▶ **Task requirements**
Retype each line of the material exactly, please, skipping any picture in it.

======== Given information ========

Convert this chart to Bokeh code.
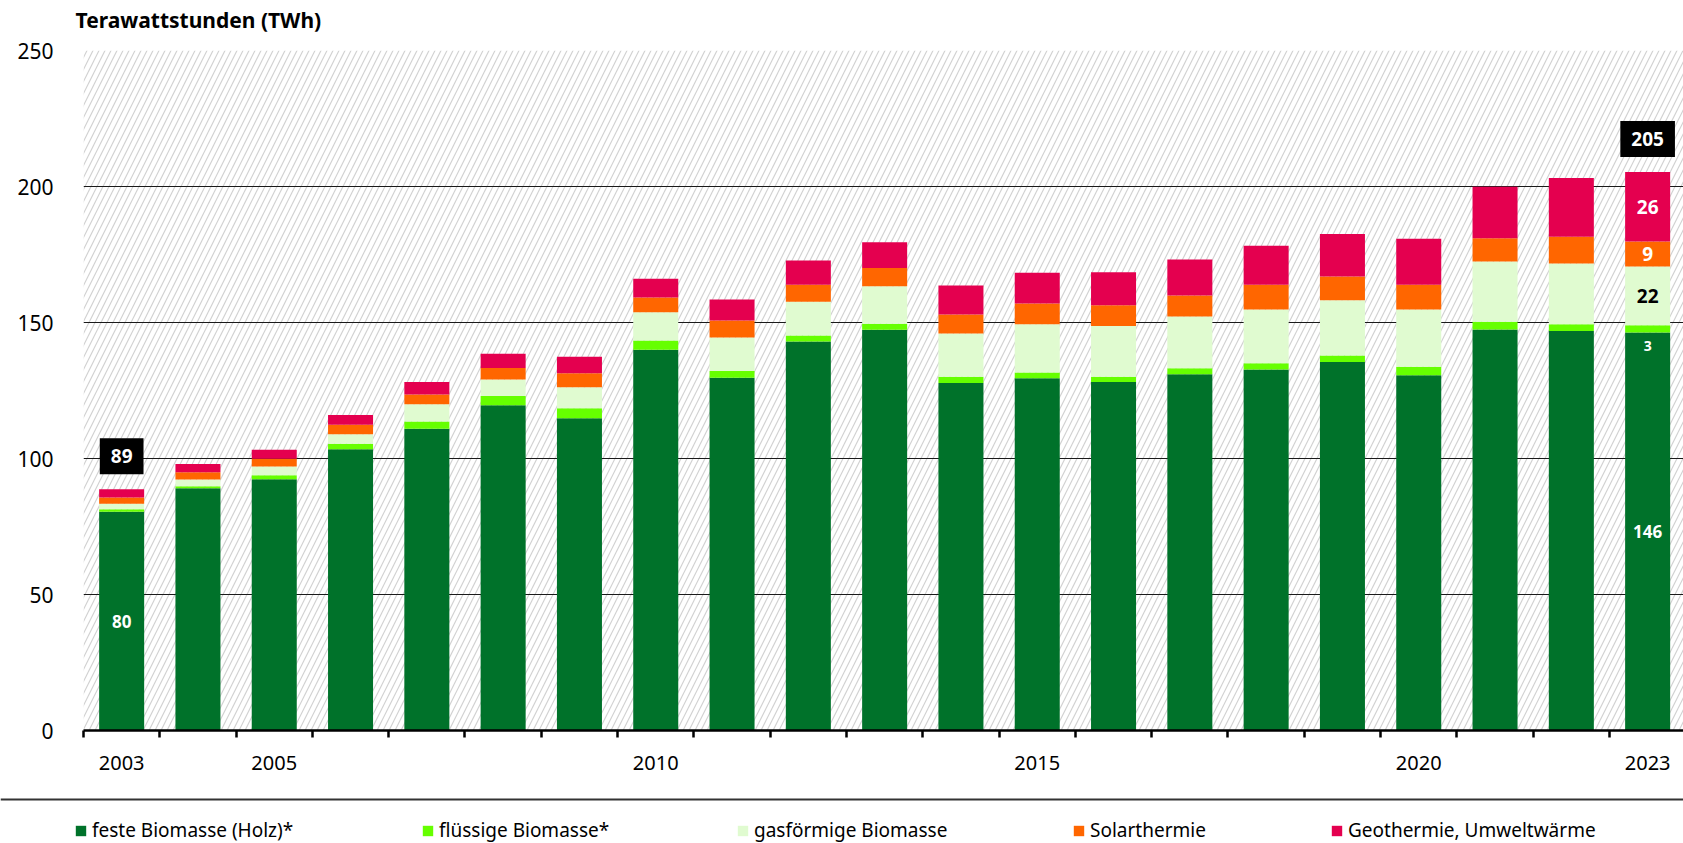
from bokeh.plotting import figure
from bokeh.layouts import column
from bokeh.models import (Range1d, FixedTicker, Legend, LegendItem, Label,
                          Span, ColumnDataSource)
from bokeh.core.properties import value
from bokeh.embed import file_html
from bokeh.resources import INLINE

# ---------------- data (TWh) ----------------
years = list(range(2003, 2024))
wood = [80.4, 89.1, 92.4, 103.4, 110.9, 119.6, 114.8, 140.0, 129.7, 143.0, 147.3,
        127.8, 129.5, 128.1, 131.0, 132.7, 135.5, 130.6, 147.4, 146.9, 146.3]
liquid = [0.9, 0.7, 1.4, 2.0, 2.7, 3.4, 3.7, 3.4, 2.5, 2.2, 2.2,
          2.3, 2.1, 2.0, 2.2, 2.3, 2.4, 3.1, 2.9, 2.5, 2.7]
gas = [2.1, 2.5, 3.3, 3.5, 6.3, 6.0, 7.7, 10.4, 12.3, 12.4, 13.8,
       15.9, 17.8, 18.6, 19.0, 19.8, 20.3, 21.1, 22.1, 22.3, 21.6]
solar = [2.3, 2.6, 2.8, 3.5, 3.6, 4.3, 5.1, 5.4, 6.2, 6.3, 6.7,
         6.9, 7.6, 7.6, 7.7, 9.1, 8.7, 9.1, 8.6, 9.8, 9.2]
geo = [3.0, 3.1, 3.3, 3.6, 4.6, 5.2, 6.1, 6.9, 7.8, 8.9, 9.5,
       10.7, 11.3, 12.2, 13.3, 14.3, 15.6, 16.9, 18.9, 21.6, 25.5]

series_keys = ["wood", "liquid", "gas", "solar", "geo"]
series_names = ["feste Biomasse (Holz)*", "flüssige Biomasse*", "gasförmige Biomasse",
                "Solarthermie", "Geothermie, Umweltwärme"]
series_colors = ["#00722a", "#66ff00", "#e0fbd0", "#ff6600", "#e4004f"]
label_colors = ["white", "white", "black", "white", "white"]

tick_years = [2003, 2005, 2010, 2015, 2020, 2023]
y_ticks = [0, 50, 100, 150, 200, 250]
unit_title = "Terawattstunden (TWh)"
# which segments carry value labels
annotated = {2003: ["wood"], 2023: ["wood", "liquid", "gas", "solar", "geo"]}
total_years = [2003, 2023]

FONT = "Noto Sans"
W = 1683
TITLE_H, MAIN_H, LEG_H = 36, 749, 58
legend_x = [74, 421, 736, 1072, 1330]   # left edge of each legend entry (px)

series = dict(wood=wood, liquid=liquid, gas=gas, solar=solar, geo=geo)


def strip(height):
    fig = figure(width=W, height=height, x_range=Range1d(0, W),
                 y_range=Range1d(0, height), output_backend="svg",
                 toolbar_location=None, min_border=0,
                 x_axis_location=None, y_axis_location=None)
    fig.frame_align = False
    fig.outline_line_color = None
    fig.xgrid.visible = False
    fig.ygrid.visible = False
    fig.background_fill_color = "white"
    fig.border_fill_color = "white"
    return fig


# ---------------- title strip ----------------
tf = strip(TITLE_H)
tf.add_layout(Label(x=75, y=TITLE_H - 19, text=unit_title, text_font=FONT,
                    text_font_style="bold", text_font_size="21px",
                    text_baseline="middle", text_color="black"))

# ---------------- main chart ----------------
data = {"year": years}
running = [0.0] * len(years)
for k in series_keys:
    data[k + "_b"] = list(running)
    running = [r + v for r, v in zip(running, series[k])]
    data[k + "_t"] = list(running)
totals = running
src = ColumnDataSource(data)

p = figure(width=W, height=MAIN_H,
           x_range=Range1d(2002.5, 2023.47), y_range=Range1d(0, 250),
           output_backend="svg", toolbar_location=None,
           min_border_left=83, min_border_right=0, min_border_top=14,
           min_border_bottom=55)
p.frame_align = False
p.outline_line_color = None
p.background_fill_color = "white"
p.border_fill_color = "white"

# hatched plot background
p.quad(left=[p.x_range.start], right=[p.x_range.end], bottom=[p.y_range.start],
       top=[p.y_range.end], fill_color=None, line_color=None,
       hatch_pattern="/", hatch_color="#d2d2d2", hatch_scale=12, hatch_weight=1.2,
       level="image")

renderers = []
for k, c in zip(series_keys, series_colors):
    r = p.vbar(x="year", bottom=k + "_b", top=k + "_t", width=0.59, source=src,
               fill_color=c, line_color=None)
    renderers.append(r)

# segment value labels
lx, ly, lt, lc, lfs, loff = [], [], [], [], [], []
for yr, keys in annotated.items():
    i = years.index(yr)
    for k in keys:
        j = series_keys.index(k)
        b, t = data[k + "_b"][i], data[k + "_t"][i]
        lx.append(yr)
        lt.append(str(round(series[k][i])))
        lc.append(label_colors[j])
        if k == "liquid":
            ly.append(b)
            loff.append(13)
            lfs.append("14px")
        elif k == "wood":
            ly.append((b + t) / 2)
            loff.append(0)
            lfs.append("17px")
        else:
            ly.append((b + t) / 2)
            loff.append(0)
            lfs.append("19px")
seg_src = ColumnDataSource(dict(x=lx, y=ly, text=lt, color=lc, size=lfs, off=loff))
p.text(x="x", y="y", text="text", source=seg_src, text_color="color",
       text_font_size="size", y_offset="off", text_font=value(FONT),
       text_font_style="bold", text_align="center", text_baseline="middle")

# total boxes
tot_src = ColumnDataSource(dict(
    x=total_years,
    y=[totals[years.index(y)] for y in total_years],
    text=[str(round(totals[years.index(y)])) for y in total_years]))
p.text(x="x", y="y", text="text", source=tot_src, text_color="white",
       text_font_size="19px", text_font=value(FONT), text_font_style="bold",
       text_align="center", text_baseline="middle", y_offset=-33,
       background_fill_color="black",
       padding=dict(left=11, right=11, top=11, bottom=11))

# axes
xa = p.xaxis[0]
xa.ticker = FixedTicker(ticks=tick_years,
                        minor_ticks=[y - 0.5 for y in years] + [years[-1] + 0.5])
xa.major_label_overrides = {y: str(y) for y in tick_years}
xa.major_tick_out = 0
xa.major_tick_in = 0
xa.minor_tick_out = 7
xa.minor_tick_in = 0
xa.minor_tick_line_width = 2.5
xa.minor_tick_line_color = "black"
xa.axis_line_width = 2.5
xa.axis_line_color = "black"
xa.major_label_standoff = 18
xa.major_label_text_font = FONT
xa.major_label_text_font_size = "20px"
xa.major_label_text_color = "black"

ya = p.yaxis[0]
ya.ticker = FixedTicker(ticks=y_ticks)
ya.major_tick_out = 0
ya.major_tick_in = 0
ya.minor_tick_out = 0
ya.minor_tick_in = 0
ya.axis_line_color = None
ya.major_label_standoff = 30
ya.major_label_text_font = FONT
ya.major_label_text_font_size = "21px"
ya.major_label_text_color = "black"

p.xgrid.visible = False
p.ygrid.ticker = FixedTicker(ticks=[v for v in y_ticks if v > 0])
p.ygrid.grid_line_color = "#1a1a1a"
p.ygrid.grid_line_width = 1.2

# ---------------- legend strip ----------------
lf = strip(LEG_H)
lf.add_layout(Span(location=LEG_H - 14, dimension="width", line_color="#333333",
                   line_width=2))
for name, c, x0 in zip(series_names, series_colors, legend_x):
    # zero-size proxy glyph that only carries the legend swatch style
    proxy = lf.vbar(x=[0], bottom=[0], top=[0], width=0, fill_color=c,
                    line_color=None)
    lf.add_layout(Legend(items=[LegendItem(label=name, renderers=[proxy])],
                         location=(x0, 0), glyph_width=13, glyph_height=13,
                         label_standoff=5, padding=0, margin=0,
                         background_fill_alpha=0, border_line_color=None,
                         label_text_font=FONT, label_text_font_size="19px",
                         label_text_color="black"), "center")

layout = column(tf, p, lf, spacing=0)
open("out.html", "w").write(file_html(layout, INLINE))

========

▶ **Output of the exercise**
Convert this chart to Bokeh code.
from bokeh.plotting import figure
from bokeh.layouts import column
from bokeh.models import (Range1d, FixedTicker, Legend, LegendItem, Label,
                          Span, ColumnDataSource)
from bokeh.core.properties import value
from bokeh.embed import file_html
from bokeh.resources import INLINE

# ---------------- data (TWh) ----------------
years = list(range(2003, 2024))
wood = [80.4, 89.1, 92.4, 103.4, 110.9, 119.6, 114.8, 140.0, 129.7, 143.0, 147.3,
        127.8, 129.5, 128.1, 131.0, 132.7, 135.5, 130.6, 147.4, 146.9, 146.3]
liquid = [0.9, 0.7, 1.4, 2.0, 2.7, 3.4, 3.7, 3.4, 2.5, 2.2, 2.2,
          2.3, 2.1, 2.0, 2.2, 2.3, 2.4, 3.1, 2.9, 2.5, 2.7]
gas = [2.1, 2.5, 3.3, 3.5, 6.3, 6.0, 7.7, 10.4, 12.3, 12.4, 13.8,
       15.9, 17.8, 18.6, 19.0, 19.8, 20.3, 21.1, 22.1, 22.3, 21.6]
solar = [2.3, 2.6, 2.8, 3.5, 3.6, 4.3, 5.1, 5.4, 6.2, 6.3, 6.7,
         6.9, 7.6, 7.6, 7.7, 9.1, 8.7, 9.1, 8.6, 9.8, 9.2]
geo = [3.0, 3.1, 3.3, 3.6, 4.6, 5.2, 6.1, 6.9, 7.8, 8.9, 9.5,
       10.7, 11.3, 12.2, 13.3, 14.3, 15.6, 16.9, 18.9, 21.6, 25.5]

series_keys = ["wood", "liquid", "gas", "solar", "geo"]
series_names = ["feste Biomasse (Holz)*", "flüssige Biomasse*", "gasförmige Biomasse",
                "Solarthermie", "Geothermie, Umweltwärme"]
series_colors = ["#00722a", "#66ff00", "#e0fbd0", "#ff6600", "#e4004f"]
label_colors = ["white", "white", "black", "white", "white"]

tick_years = [2003, 2005, 2010, 2015, 2020, 2023]
y_ticks = [0, 50, 100, 150, 200, 250]
unit_title = "Terawattstunden (TWh)"
# which segments carry value labels
annotated = {2003: ["wood"], 2023: ["wood", "liquid", "gas", "solar", "geo"]}
total_years = [2003, 2023]

FONT = "Noto Sans"
W = 1683
TITLE_H, MAIN_H, LEG_H = 36, 749, 58
legend_x = [74, 421, 736, 1072, 1330]   # left edge of each legend entry (px)

series = dict(wood=wood, liquid=liquid, gas=gas, solar=solar, geo=geo)


def strip(height):
    fig = figure(width=W, height=height, x_range=Range1d(0, W),
                 y_range=Range1d(0, height), output_backend="svg",
                 toolbar_location=None, min_border=0,
                 x_axis_location=None, y_axis_location=None)
    fig.frame_align = False
    fig.outline_line_color = None
    fig.xgrid.visible = False
    fig.ygrid.visible = False
    fig.background_fill_color = "white"
    fig.border_fill_color = "white"
    return fig


# ---------------- title strip ----------------
tf = strip(TITLE_H)
tf.add_layout(Label(x=75, y=TITLE_H - 19, text=unit_title, text_font=FONT,
                    text_font_style="bold", text_font_size="21px",
                    text_baseline="middle", text_color="black"))

# ---------------- main chart ----------------
data = {"year": years}
running = [0.0] * len(years)
for k in series_keys:
    data[k + "_b"] = list(running)
    running = [r + v for r, v in zip(running, series[k])]
    data[k + "_t"] = list(running)
totals = running
src = ColumnDataSource(data)

p = figure(width=W, height=MAIN_H,
           x_range=Range1d(2002.5, 2023.47), y_range=Range1d(0, 250),
           output_backend="svg", toolbar_location=None,
           min_border_left=83, min_border_right=0, min_border_top=14,
           min_border_bottom=55)
p.frame_align = False
p.outline_line_color = None
p.background_fill_color = "white"
p.border_fill_color = "white"

# hatched plot background
p.quad(left=[p.x_range.start], right=[p.x_range.end], bottom=[p.y_range.start],
       top=[p.y_range.end], fill_color=None, line_color=None,
       hatch_pattern="/", hatch_color="#d2d2d2", hatch_scale=12, hatch_weight=1.2,
       level="image")

renderers = []
for k, c in zip(series_keys, series_colors):
    r = p.vbar(x="year", bottom=k + "_b", top=k + "_t", width=0.59, source=src,
               fill_color=c, line_color=None)
    renderers.append(r)

# segment value labels
lx, ly, lt, lc, lfs, loff = [], [], [], [], [], []
for yr, keys in annotated.items():
    i = years.index(yr)
    for k in keys:
        j = series_keys.index(k)
        b, t = data[k + "_b"][i], data[k + "_t"][i]
        lx.append(yr)
        lt.append(str(round(series[k][i])))
        lc.append(label_colors[j])
        if k == "liquid":
            ly.append(b)
            loff.append(13)
            lfs.append("14px")
        elif k == "wood":
            ly.append((b + t) / 2)
            loff.append(0)
            lfs.append("17px")
        else:
            ly.append((b + t) / 2)
            loff.append(0)
            lfs.append("19px")
seg_src = ColumnDataSource(dict(x=lx, y=ly, text=lt, color=lc, size=lfs, off=loff))
p.text(x="x", y="y", text="text", source=seg_src, text_color="color",
       text_font_size="size", y_offset="off", text_font=value(FONT),
       text_font_style="bold", text_align="center", text_baseline="middle")

# total boxes
tot_src = ColumnDataSource(dict(
    x=total_years,
    y=[totals[years.index(y)] for y in total_years],
    text=[str(round(totals[years.index(y)])) for y in total_years]))
p.text(x="x", y="y", text="text", source=tot_src, text_color="white",
       text_font_size="19px", text_font=value(FONT), text_font_style="bold",
       text_align="center", text_baseline="middle", y_offset=-33,
       background_fill_color="black",
       padding=dict(left=11, right=11, top=11, bottom=11))

# axes
xa = p.xaxis[0]
xa.ticker = FixedTicker(ticks=tick_years,
                        minor_ticks=[y - 0.5 for y in years] + [years[-1] + 0.5])
xa.major_label_overrides = {y: str(y) for y in tick_years}
xa.major_tick_out = 0
xa.major_tick_in = 0
xa.minor_tick_out = 7
xa.minor_tick_in = 0
xa.minor_tick_line_width = 2.5
xa.minor_tick_line_color = "black"
xa.axis_line_width = 2.5
xa.axis_line_color = "black"
xa.major_label_standoff = 18
xa.major_label_text_font = FONT
xa.major_label_text_font_size = "20px"
xa.major_label_text_color = "black"

ya = p.yaxis[0]
ya.ticker = FixedTicker(ticks=y_ticks)
ya.major_tick_out = 0
ya.major_tick_in = 0
ya.minor_tick_out = 0
ya.minor_tick_in = 0
ya.axis_line_color = None
ya.major_label_standoff = 30
ya.major_label_text_font = FONT
ya.major_label_text_font_size = "21px"
ya.major_label_text_color = "black"

p.xgrid.visible = False
p.ygrid.ticker = FixedTicker(ticks=[v for v in y_ticks if v > 0])
p.ygrid.grid_line_color = "#1a1a1a"
p.ygrid.grid_line_width = 1.2

# ---------------- legend strip ----------------
lf = strip(LEG_H)
lf.add_layout(Span(location=LEG_H - 14, dimension="width", line_color="#333333",
                   line_width=2))
for name, c, x0 in zip(series_names, series_colors, legend_x):
    # zero-size proxy glyph that only carries the legend swatch style
    proxy = lf.vbar(x=[0], bottom=[0], top=[0], width=0, fill_color=c,
                    line_color=None)
    lf.add_layout(Legend(items=[LegendItem(label=name, renderers=[proxy])],
                         location=(x0, 0), glyph_width=13, glyph_height=13,
                         label_standoff=5, padding=0, margin=0,
                         background_fill_alpha=0, border_line_color=None,
                         label_text_font=FONT, label_text_font_size="19px",
                         label_text_color="black"), "center")

layout = column(tf, p, lf, spacing=0)
open("out.html", "w").write(file_html(layout, INLINE))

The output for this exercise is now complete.